The change is intentionally, because I see no reason to recreate what I have done before. Someone says that music are feelings, or expressions of feelings. If so, I was in a different mood during Inflabitan’s first chapter, than I am now. Besides that, I also need to see some development, or it will get boring. The main intention for the new album 'Intrinsic', was to make it sound intense. I want to attack the listeners with aggressive riffs. There are not many repetitive sections in each track. This is on purpose, because I want the listeners to get the feeling that new things happens all the time through the whole record, giving the listeners no rest. Instead of having many repetitive parts, it’s better to play the whole album again. Regarding the musical change, the synth is gone again, and Inflabitan appears like a traditional band set up with guitars, bass and drums. There are almost none effects used on 'Intrinsic', except a little bit reverb on the vocals here and there.



5. The lyrics on the album are written by Aldrahn of 'Dødheimsgard' and 'Urarv', can you tell us a little bit more about his lyrics? 


I got to know Aldrahn when joining Dødheimsgard for the European tour with Dimmu Borgir, Dark Funeral and Evenfall in 1999. Aldrahn, or Totembjørn that he wants to be called now, has always been very productive when it comes to writing lyrics. In lack of having those skills myself, I am overwhelmed by his generous contribution to the 'Intrinsic' album. He is a great and well known lyricist in the Black Metal scene, so I am honored to perform some of his works. In his own words, the lyrics are interpretations of the inner universe. Not meaning his inner universe, but the universe surrounding us. For me it is important that the lyrics are open for interpretations, because that is what makes art interesting. In that way, the listeners can make their own journeys through the record.



6. Can you tell us a little bit more about the artwork that is presented on the new album cover? 


All graphic design is made by Pia Isaksen, and I am very satisfied with her work. She chose a dramatic landscape due to the intensity of the music. The pictures are cut, to illustrate that things are not always what they seem to be. This is associated with the lyrics, that are interpretations of the inner universe and the world around us. It is made like this to give a hint that things can be seen in different ways.



7. Originally the project started out solo but over the years has expanded to a duo, what was the decision behind adding in another member? 
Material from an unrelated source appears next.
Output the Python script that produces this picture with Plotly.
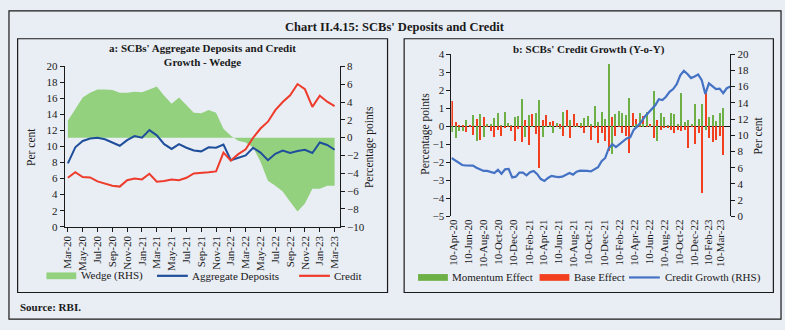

On the two first demos I used a Boss drum machine, but I wanted the music to be organic. Even though the technology have come far, real drums sound better. On the two tracks from 1995, Aggressor played the drums. He is a very talented and creative musician, and did an amazing job. Unfortunately, because of an accident, he can not play drums anymore, so I had to get a new drummer when awakening up Inflabitan again. Luckily Anti-Christian willingly and eagerly lined up his kit in the studio, and recorded the drums in just two days. He said that the sessions were exhausting, because the music is much more progressive than he expected, so we joked about it and associated it with being in a tumble dryer for 35 minutes. I am very pleased with the skills he shows on all the ten tracks. His superb drumming have helped binding the tunes together. Anti-Christian immediately understood how I wanted the drums, and he executed his tasks perfectly.



8. On a worldwide level how has the reaction been to your music by fans of black, death and thrash metal? 


Surprisingly many still remember Inflabitan despite the long period of inactive years. I have got very positive response on the new material all the way from Canada in the west to The Philippines in the east, but most of the feedback mainly comes from European countries, of course. It seems like the audience is ready for Inflabitan’s new musical expression. Hopefully, we will get even more reactions when the whole album is released.



9. Other then doing live shows with 'Dødheimsgard' and playing in 'Strid', you have for the most part been silent, can you tell us a little bit more about the last past 2 decades? 


The tour with Dødheimsgard was an absolute highlight, and also playing with Strid at Nacht der Drohende Schatten in Germany in 2011. Besides that, Kyrck Productions & Armour released a compilation cd with all the old Inflabitan tracks in 2010, named 'Wanderer Of Grief'. Soulseller Records re-released those digitally last year.

 


10. What is going on with 'Strid' these days? 


I do not have the full overview, since I am no longer part of Strid, but I do know they have a lot of material, so hopefully they will record and release some new stuff very soon.



11. Where do you see yourself heading into as a musician during the future? 


I hope to release at least one more album in a couple of years. I am already working on new material, but do not have enough for a whole new album yet. I am not rushing this, because the inspiration must come naturally.



12. What are some of the bands or musical styles that have had an influence on your music and also what are you listening to nowadays? 


It is not easy to say, because a lot of things are going on in our subconscious minds. The following bands might have had some shades of influence in the shaping of the forthcoming album: Iron Maiden, Slayer, Death, Pestilence, Deicide, Carcass, Old Man’s Child and Revocation. I also have to admit, that being with Dødheimsgard, even it was for a short period, had some impact too. The record that it is in my cd player right now, is 'Coma Of Souls' with Kreator.



13. Before we wrap up this interview, do you have any final words or thoughts? 


I hope, on the 26th of February, when Soulseller Records releases 'Intrinsic', that all the Metalheads out there take their time to listen through the whole album, so they can experience the variety it represents. Please enjoy, and keep on banging!